State v. Soulia, No. 113,819, 2016 WL 2943262, at *1 (Kan. Ct. App. May 20, 2016).

This case answers the following question:

In a criminal trespass conviction, does it matter that the instructions to the jury used the word “residence” while the charges used the words “premises”?

The issue in this case is whether there was sufficient evidence to support a conviction of criminal trespass under the narrower term “residence” in the jury instructions. Criminal trespass is knowingly, willfully, and without authorization or privilege entering or remaining in a structure, upon land, or in a vehicle, in defiance of an order not to enter or to leave such premises.

In this case, Soulia appealed two counts of criminal trespass based on insufficiency of evidence that he entered his mother’s residence. Throughout 2014, Soulia lived with his parents on and off, with permission to come and go as long as he followed conditions that his mother had set. These conditions included that Soulia would not consume alcohol, was to keep reasonable hours, and was to pick up after himself. In October 2014, Soulia’s parents had gone out of town for a few days, and upon their return, they noticed Soulia had left a mess in the house. Soulia arrived home “reeking of alcohol” and got into an argument with his parents about the mess he had left. As a result of the argument, Soulia’s brother, Mark, came over to help his parents. Soulia’s mother told Soulia he was no longer welcome in their home, and Soulia eventually gave the house key to Mark. Ten days later, Soulia came back to the house and asked his mother if he could come in to use her phone. His mother refused, and Soulia became very agitated yelling at his mother and making threats through the locked door. Police officers were called, but they were unable to locate Soulia. The next day, Soulia was found attempting to pry open a window of the house to gain entry, and he was arrested. The jury found Soulia guilty of two counts of criminal trespass.
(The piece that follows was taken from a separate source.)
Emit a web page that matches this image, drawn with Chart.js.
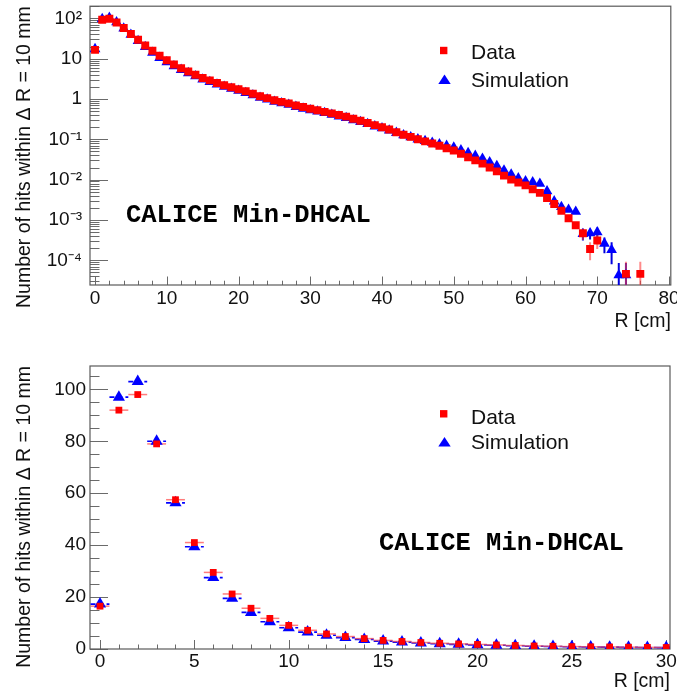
<!DOCTYPE html>
<html><head><meta charset="utf-8">
<script src="https://cdn.jsdelivr.net/npm/chart.js@4.4.1/dist/chart.umd.min.js"></script>
<style>
html,body{margin:0;padding:0;background:#fff;}
#wrap{position:relative;width:677px;height:697px;overflow:hidden;background:#fff;}
canvas{position:absolute;left:0;}
#c1{top:0}
#c2{top:345px}
</style></head><body>
<div id="wrap"><canvas id="c1" width="677" height="345"></canvas><canvas id="c2" width="677" height="352"></canvas></div>
<script>
// ---------------- data ----------------
const R_CM = [0,1,2,3,4,5,6,7,8,9,10,11,12,13,14,15,16,17,18,19,20,21,22,23,24,25,26,27,28,29,30,
  31,32,33,34,35,36,37,38,39,40,41,42,43,44,45,46,47,48,49,50,51,52,53,54,55,56,57,58,59,60,
  61,62,63,64,65,66,67,68,69,70,71,72,73,74,75,76];

const DATA_HITS = [16.5,92,98,79,57.5,41,29.5,21.2,15.7,11.8,9.1,7.2,5.8,4.8,4.0,3.3,2.9,2.5,2.2,1.95,1.75,
  1.55,1.35,1.17,1.05,0.93,0.85,0.78,0.69,0.63,0.575,
  0.525,0.48,0.44,0.40,0.365,0.325,0.29,0.255,0.225,0.20,
  0.175,0.15,0.13,0.115,0.10,0.089,0.079,0.069,0.06,0.053,
  0.044,0.036,0.030,0.025,0.020,0.016,0.0126,0.010,0.0085,0.0072,
  0.0058,0.0047,0.0035,0.0025,0.0017,0.0011,0.00074,0.00047,0.00019,0.00031,
  null,null,null,4.6e-5,null,4.6e-5];

const SIM_HITS = [17.3,97,103,80,56.3,39.4,27.5,19.5,14.1,10.5,8.2,6.5,5.3,4.4,3.7,3.05,2.65,2.3,2.03,1.8,1.6,
  1.42,1.24,1.08,0.97,0.86,0.79,0.72,0.64,0.58,0.53,
  0.49,0.45,0.41,0.37,0.34,0.30,0.27,0.24,0.21,0.19,
  0.167,0.145,0.127,0.113,0.10,0.091,0.083,0.076,0.069,0.063,
  0.054,0.046,0.039,0.033,0.027,0.022,0.017,0.0135,0.0108,0.0092,
  0.0087,0.0079,0.0052,0.0029,0.0021,0.0018,0.0016,0.00045,0.00047,0.0005,
  0.00026,0.00018,4.3e-5,4.3e-5,null,null];

// visible vertical error bars in the tail of the log panel
const DATA_ERR_R = [68,69,70,74,76];
const DATA_ERR   = [1.5e-4,0.9e-4,1.2e-4,4.6e-5,4.6e-5];
const SIM_ERR_R  = [68,69,70,71,72,73,74];
const SIM_ERR    = [1.4e-4,1.4e-4,1.5e-4,1.1e-4,1.0e-4,4.3e-5,4.3e-5];
const BIN_HALF_WIDTH = 0.5;

// tick labels
const TOP_Y_TICKS  = [1e-4,1e-3,1e-2,1e-1,1,10,100];
const TOP_Y_LABELS = ['10\u207B\u2074','10\u207B\u00B3','10\u207B\u00B2','10\u207B\u00B9','1','10','10\u00B2'];
const TOP_X_TICKS  = [0,10,20,30,40,50,60,70,80];
const TOP_X_LABELS = ['0','10','20','30','40','50','60','70','80'];
const BOT_Y_TICKS  = [0,20,40,60,80,100];
const BOT_Y_LABELS = ['0','20','40','60','80','100'];
const BOT_X_TICKS  = [0,5,10,15,20,25,30];
const BOT_X_LABELS = ['0','5','10','15','20','25','30'];

const LEGEND_LABELS = ['Data','Simulation'];
const Y_TITLE = 'Number of hits within \u0394 R = 10 mm';
const X_TITLE = 'R [cm]';
const TAG = 'CALICE Min-DHCAL';

// ---------------- helpers ----------------
const SANS = '"Liberation Sans", Arial, Helvetica, sans-serif';
const RED = '#ff0000', BLUE = '#0000ff';

function pts(vals, rmax) {
  const out = [];
  R_CM.forEach((r, i) => { if (vals[i] != null && r <= rmax) out.push({x: r, y: vals[i]}); });
  return out;
}
function errPts(rs, errs, vals) {
  return rs.map((r, i) => ({x: r, y: vals[R_CM.indexOf(r)], e: errs[i]}));
}

const rootAxes = {
  id: 'rootAxes',
  beforeDatasetsDraw(chart, args, o) {
    const {ctx, chartArea: a, scales: {x, y}} = chart;
    ctx.save();
    ctx.strokeStyle = '#6a6a6a';
    ctx.lineWidth = 1;
    ctx.beginPath();
    const k0 = Math.ceil(x.min / o.xMinor), k1 = Math.floor(x.max / o.xMinor);
    const ratio = Math.round(o.xMajor / o.xMinor);
    for (let k = k0; k <= k1; k++) {
      const px = Math.round(x.getPixelForValue(k * o.xMinor)) + 0.5;
      const len = (k % ratio === 0) ? o.xMajorLen : o.xMinorLen;
      ctx.moveTo(px, a.bottom); ctx.lineTo(px, a.bottom - len);
    }
    if (o.yLog) {
      for (let d = -6; d <= 3; d++) {
        for (let m = 1; m <= 9; m++) {
          const v = m * Math.pow(10, d);
          if (v < y.min || v > y.max) continue;
          const py = Math.round(y.getPixelForValue(v)) + 0.5;
          const len = (m === 1) ? o.yMajorLen : o.yMinorLen;
          ctx.moveTo(a.left, py); ctx.lineTo(a.left + len, py);
        }
      }
    } else {
      const j0 = Math.ceil(y.min / o.yMinor), j1 = Math.floor(y.max / o.yMinor);
      const r2 = Math.round(o.yMajor / o.yMinor);
      for (let j = j0; j <= j1; j++) {
        const py = Math.round(y.getPixelForValue(j * o.yMinor)) + 0.5;
        const len = (j % r2 === 0) ? o.yMajorLen : o.yMinorLen;
        ctx.moveTo(a.left, py); ctx.lineTo(a.left + len, py);
      }
    }
    ctx.stroke();
    ctx.strokeStyle = '#5a5a5a';
    ctx.lineWidth = 1.2;
    ctx.strokeRect(a.left, a.top, a.right - a.left, a.bottom - a.top);
    ctx.restore();

    ctx.save();
    ctx.beginPath(); ctx.rect(a.left, a.top, a.right - a.left, a.bottom - a.top); ctx.clip();
    (o.bars || []).forEach(s => {
      ctx.strokeStyle = s.color; ctx.lineWidth = s.width; ctx.setLineDash(s.dash || []);
      s.points.forEach(p => {
        ctx.beginPath();
        const py = y.getPixelForValue(p.y);
        if (s.horizontal) {
          ctx.moveTo(x.getPixelForValue(p.x - BIN_HALF_WIDTH), py);
          ctx.lineTo(x.getPixelForValue(p.x + BIN_HALF_WIDTH), py);
        }
        if (p.e) {
          const px = x.getPixelForValue(p.x);
          const lo = (p.y - p.e) <= 0 ? a.bottom + 2 : y.getPixelForValue(p.y - p.e);
          ctx.moveTo(px, lo); ctx.lineTo(px, y.getPixelForValue(p.y + p.e));
        }
        ctx.stroke();
      });
    });
    ctx.restore();
  },
  afterDraw(chart, args, o) {
    const {ctx, chartArea: a} = chart;
    ctx.save();
    ctx.fillStyle = '#111';
    ctx.save();
    ctx.font = '19.5px ' + SANS;
    ctx.translate(o.yTitleX, a.top);
    ctx.rotate(-Math.PI / 2);
    ctx.textAlign = 'right'; ctx.textBaseline = 'alphabetic';
    ctx.fillText(Y_TITLE, 0, 0);
    ctx.restore();
    const L = o.legend;
    ctx.fillStyle = RED;
    ctx.fillRect(L.x - 3.7, L.y1 - 3.7, 7.4, 7.4);
    ctx.fillStyle = BLUE;
    ctx.beginPath();
    ctx.moveTo(L.x + 0.8, L.y2 - 5);
    ctx.lineTo(L.x + 0.8 + 6.2, L.y2 + 4.5);
    ctx.lineTo(L.x + 0.8 - 6.2, L.y2 + 4.5);
    ctx.closePath(); ctx.fill();
    ctx.fillStyle = '#111';
    ctx.font = '21px ' + SANS;
    ctx.textAlign = 'left'; ctx.textBaseline = 'alphabetic';
    ctx.fillText(LEGEND_LABELS[0], L.tx, L.b1);
    ctx.fillText(LEGEND_LABELS[1], L.tx, L.b2);
    ctx.font = 'bold 25.5px "Liberation Mono", "Courier New", "DejaVu Sans Mono", monospace';
    ctx.fillStyle = '#000';
    ctx.fillText(TAG, o.tag.x, o.tag.y);
    ctx.restore();
  }
};

function axisFont(size) { return {family: SANS, size: size}; }

function makeChart(id, cfg) {
  return new Chart(document.getElementById(id), {
    type: 'scatter',
    data: {
      datasets: [
        {label: LEGEND_LABELS[0], data: cfg.dataPts, pointStyle: 'rect', pointRadius: cfg.rectR,
         backgroundColor: RED, borderWidth: 0, pointBorderWidth: 0, showLine: false},
        {label: LEGEND_LABELS[1], data: cfg.simPts, pointStyle: 'triangle', pointRadius: cfg.triR,
         backgroundColor: BLUE, borderWidth: 0, pointBorderWidth: 0, showLine: false}
      ]
    },
    options: {
      responsive: false, animation: false, devicePixelRatio: 1, events: [],
      layout: {padding: {left: 0, right: 6, top: cfg.padTop, bottom: 0}},
      plugins: {
        legend: {display: false}, tooltip: {enabled: false},
        rootAxes: cfg.axes
      },
      scales: {
        x: {
          type: 'linear', min: cfg.xMin, max: cfg.xMax,
          afterBuildTicks: s => { s.ticks = cfg.xTicks.map(v => ({value: v})); },
          afterFit: s => { s.height = cfg.xHeight; s.paddingLeft = 0; s.paddingRight = 0; },
          grid: {display: false, drawTicks: false}, border: {display: false},
          ticks: {autoSkip: false, maxRotation: 0, padding: cfg.xTickPad, color: '#111', font: axisFont(19),
                  callback: (v, i) => cfg.xLabels[i]},
          title: {display: true, text: X_TITLE, align: 'end', color: '#111', font: axisFont(19.5),
                  padding: {top: 0, bottom: cfg.xTitlePad}}
        },
        y: {
          type: cfg.yType, min: cfg.yMin, max: cfg.yMax,
          afterBuildTicks: s => { s.ticks = cfg.yTicks.map(v => ({value: v})); },
          afterFit: s => { s.width = 90; s.paddingTop = 0; s.paddingBottom = 0; },
          grid: {display: false, drawTicks: false}, border: {display: false},
          ticks: {autoSkip: false, padding: cfg.yTickPad, color: '#111', font: axisFont(19),
                  callback: (v, i) => cfg.yLabels[i]}
        }
      }
    },
    plugins: [rootAxes]
  });
}

// ---------------- top panel: log scale ----------------
makeChart('c1', {
  dataPts: pts(DATA_HITS, 80), simPts: pts(SIM_HITS, 80), rectR: 5.6, triR: 6.2,
  padTop: 3, xMin: -0.7, xMax: 80.25, xTicks: TOP_X_TICKS, xLabels: TOP_X_LABELS,
  xHeight: 60, xTickPad: 2, xTitlePad: 12,
  yType: 'logarithmic', yMin: 2.44e-5, yMax: 200, yTicks: TOP_Y_TICKS, yLabels: TOP_Y_LABELS, yTickPad: 8,
  axes: {
    xMinor: 2, xMajor: 10, xMajorLen: 8.5, xMinorLen: 4.3,
    yLog: true, yMajorLen: 18, yMinorLen: 9.5,
    yTitleX: 30,
    legend: {x: 443.7, y1: 50.5, y2: 79.5, tx: 471, b1: 59, b2: 86.5},
    tag: {x: 126, y: 221.5},
    bars: [
      {color: '#0000dd', width: 2, points: errPts(SIM_ERR_R, SIM_ERR, SIM_HITS)},
      {color: 'rgba(255,60,60,0.6)', width: 2, points: errPts(DATA_ERR_R, DATA_ERR, DATA_HITS)}
    ]
  }
});

// ---------------- bottom panel: linear scale ----------------
makeChart('c2', {
  dataPts: pts(DATA_HITS, 30), simPts: pts(SIM_HITS, 30), rectR: 4.8, triR: 7,
  padTop: 21, xMin: -0.53, xMax: 30.2, xTicks: BOT_X_TICKS, xLabels: BOT_X_LABELS,
  xHeight: 48, xTickPad: 1, xTitlePad: 3.6,
  yType: 'linear', yMin: 0, yMax: 109, yTicks: BOT_Y_TICKS, yLabels: BOT_Y_LABELS, yTickPad: 4,
  axes: {
    xMinor: 1, xMajor: 5, xMajorLen: 9, xMinorLen: 4.5,
    yLog: false, yMinor: 5, yMajor: 20, yMajorLen: 18, yMinorLen: 9.5,
    yTitleX: 30,
    legend: {x: 443.7, y1: 68.8, y2: 97, tx: 471, b1: 79, b2: 104.2},
    tag: {x: 379, y: 205},
    bars: [
      {color: BLUE, width: 1.6, dash: [5, 3], horizontal: true, points: pts(SIM_HITS, 30)},
      {color: 'rgba(255,80,80,0.75)', width: 1.5, horizontal: true, points: pts(DATA_HITS, 30)}
    ]
  }
});
</script>
</body></html>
Criminal trespass is knowingly, willfully, and without authorization or privilege entering or remaining in a structure, upon land, or in a vehicle, in defiance of an order not to enter or to leave such premises. Soulia appealed the convictions of criminal trespass based on insufficiency of evidence that he entered his mother’s residence as stipulated in the jury instructions. Soulia argued that the jury instructions were more limited with the use of residence whereas the charges used the broader term premises. Soulia argued that the evidence is undisputed that he never entered the residence, but the State argued that the property itself could be considered the residence. Based on the reasoning in Musacchio v. United States, the court held that judicial review for sufficiency of the evidence should be based on the elements of the charged crime, rather than faulty jury instructions. The court held that it was not unfair to Soulia even though Soulia had prepared his defense based on the broader allegation in the charging document. Despite the narrower meaning in the jury instruction, the State still successfully proved that Soulia trespassed by entering the premises without authority after being told not to be there.

The Court of Appeals of Kansas affirmed the convictions of criminal trespass. Despite the narrower meaning in the jury instructions, the State was still able to prove that Soulia had trespassed.